## Goal
Make an exact transcription of the material, leaving out all images.

## Source excerpt

'''

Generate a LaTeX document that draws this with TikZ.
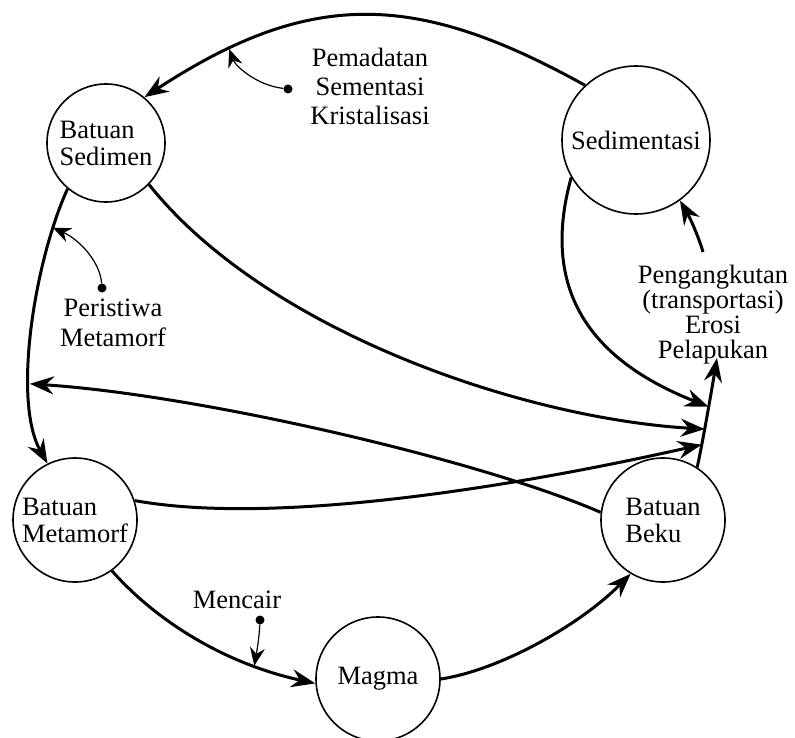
\documentclass[tikz,border=0pt]{standalone}
\usepackage{fontspec}
\setmainfont{Liberation Serif}
\usetikzlibrary{arrows.meta}
\begin{document}
\begin{tikzpicture}[x=1pt,y=-1pt,
  rock/.style={draw, circle, line width=1.6pt, inner sep=0pt, align=left,
    font=\fontsize{26.5}{27}\selectfont},
  flow/.style={line width=3pt, -{Stealth[length=24pt,width=18pt,inset=8pt]}},
  note/.style={line width=1.2pt, -{Stealth[length=18pt,width=15pt,inset=6pt]}},
  lbl/.style={align=center, inner sep=0pt},
  dotmark/.style={fill, circle, inner sep=0pt, minimum size=9pt}]
\useasboundingbox (0,0) rectangle (795,738);

% rock nodes
\node[rock, minimum size=118pt] (bs) at (106,143) {Batuan\\Sedimen};
\node[rock, minimum size=148pt] (sd) at (636,140) {Sedimentasi};
\node[rock, minimum size=124pt] (bm) at (75,520) {Batuan\\Metamorf};
\node[rock, minimum size=124pt] (mg) at (378,679) {Magma};
\node[rock, minimum size=124pt] (bb) at (663,520) {Batuan\\Beku};

% labels
\node[lbl, font=\fontsize{26.5}{29}\selectfont] (pem) at (370,86) {Pemadatan\\Sementasi\\Kristalisasi};
\node[lbl, font=\fontsize{26.5}{25}\selectfont] (peng) at (713,315) {Pengangkutan\\(transportasi)\\Erosi\\Pelapukan};
\node[lbl, font=\fontsize{26.5}{30}\selectfont] (per) at (113,323) {Peristiwa\\Metamorf};
\node[lbl, font=\fontsize{26.5}{27}\selectfont] (men) at (237,600) {Mencair};

\coordinate (peltip) at (717,358);
\coordinate (pengtop) at (703,252);

% weathering line from Batuan Beku
\draw[flow] (bb.57) .. controls (703,440) and (710,400) .. (peltip)
  coordinate[pos=0.25] (tipC) coordinate[pos=0.4] (tipB) coordinate[pos=0.6] (tipA);

% main cycle
\draw[flow] (sd.133) .. controls (417,-8) and (311,-12) .. (bs.50)
  coordinate[pos=0.82] (pemtip);
\draw[flow] (bs.-130) .. controls (35,260) and (12,400) .. (bm.116)
  coordinate[pos=0.16] (pertip) coordinate[pos=0.68] (lefttip);
\draw[flow] (bm.-54) .. controls (160,625) and (230,665) .. (mg.184)
  coordinate[pos=0.75] (mentip);
\draw[flow] (mg.0) .. controls (500,670) and (580,625) .. (bb.-121);

% converging arrows
\draw[flow] (sd.-150) .. controls (540,290) and (590,360) .. (tipA);
\draw[flow] (bs.-44) .. controls (265,330) and (520,418) .. (tipB);
\draw[flow] (bm.18) .. controls (270,525) and (500,490) .. (tipC);
\draw[flow] (bb.173) .. controls (480,460) and (200,395) .. (lefttip);

% transport arrow
\draw[flow] (pengtop) .. controls (698,235) and (690,218) .. (sd.-54);

% annotation arrows
\node[dotmark] (d1) at (288,89) {};
\draw[note] (d1) .. controls (255,85) and (235,65) .. (pemtip);
\node[dotmark] (d2) at (102,288) {};
\draw[note] (d2) .. controls (100,262) and (80,240) .. (pertip);
\node[dotmark] (d3) at (260,620) {};
\draw[note] (d3) .. controls (259,640) and (257,650) .. (mentip);
\end{tikzpicture}
\end{document}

'''

## Solution to this exercise
Generate a LaTeX document that draws this with TikZ.
\documentclass[tikz,border=0pt]{standalone}
\usepackage{fontspec}
\setmainfont{Liberation Serif}
\usetikzlibrary{arrows.meta}
\begin{document}
\begin{tikzpicture}[x=1pt,y=-1pt,
  rock/.style={draw, circle, line width=1.6pt, inner sep=0pt, align=left,
    font=\fontsize{26.5}{27}\selectfont},
  flow/.style={line width=3pt, -{Stealth[length=24pt,width=18pt,inset=8pt]}},
  note/.style={line width=1.2pt, -{Stealth[length=18pt,width=15pt,inset=6pt]}},
  lbl/.style={align=center, inner sep=0pt},
  dotmark/.style={fill, circle, inner sep=0pt, minimum size=9pt}]
\useasboundingbox (0,0) rectangle (795,738);

% rock nodes
\node[rock, minimum size=118pt] (bs) at (106,143) {Batuan\\Sedimen};
\node[rock, minimum size=148pt] (sd) at (636,140) {Sedimentasi};
\node[rock, minimum size=124pt] (bm) at (75,520) {Batuan\\Metamorf};
\node[rock, minimum size=124pt] (mg) at (378,679) {Magma};
\node[rock, minimum size=124pt] (bb) at (663,520) {Batuan\\Beku};

% labels
\node[lbl, font=\fontsize{26.5}{29}\selectfont] (pem) at (370,86) {Pemadatan\\Sementasi\\Kristalisasi};
\node[lbl, font=\fontsize{26.5}{25}\selectfont] (peng) at (713,315) {Pengangkutan\\(transportasi)\\Erosi\\Pelapukan};
\node[lbl, font=\fontsize{26.5}{30}\selectfont] (per) at (113,323) {Peristiwa\\Metamorf};
\node[lbl, font=\fontsize{26.5}{27}\selectfont] (men) at (237,600) {Mencair};

\coordinate (peltip) at (717,358);
\coordinate (pengtop) at (703,252);

% weathering line from Batuan Beku
\draw[flow] (bb.57) .. controls (703,440) and (710,400) .. (peltip)
  coordinate[pos=0.25] (tipC) coordinate[pos=0.4] (tipB) coordinate[pos=0.6] (tipA);

% main cycle
\draw[flow] (sd.133) .. controls (417,-8) and (311,-12) .. (bs.50)
  coordinate[pos=0.82] (pemtip);
\draw[flow] (bs.-130) .. controls (35,260) and (12,400) .. (bm.116)
  coordinate[pos=0.16] (pertip) coordinate[pos=0.68] (lefttip);
\draw[flow] (bm.-54) .. controls (160,625) and (230,665) .. (mg.184)
  coordinate[pos=0.75] (mentip);
\draw[flow] (mg.0) .. controls (500,670) and (580,625) .. (bb.-121);

% converging arrows
\draw[flow] (sd.-150) .. controls (540,290) and (590,360) .. (tipA);
\draw[flow] (bs.-44) .. controls (265,330) and (520,418) .. (tipB);
\draw[flow] (bm.18) .. controls (270,525) and (500,490) .. (tipC);
\draw[flow] (bb.173) .. controls (480,460) and (200,395) .. (lefttip);

% transport arrow
\draw[flow] (pengtop) .. controls (698,235) and (690,218) .. (sd.-54);

% annotation arrows
\node[dotmark] (d1) at (288,89) {};
\draw[note] (d1) .. controls (255,85) and (235,65) .. (pemtip);
\node[dotmark] (d2) at (102,288) {};
\draw[note] (d2) .. controls (100,262) and (80,240) .. (pertip);
\node[dotmark] (d3) at (260,620) {};
\draw[note] (d3) .. controls (259,640) and (257,650) .. (mentip);
\end{tikzpicture}
\end{document}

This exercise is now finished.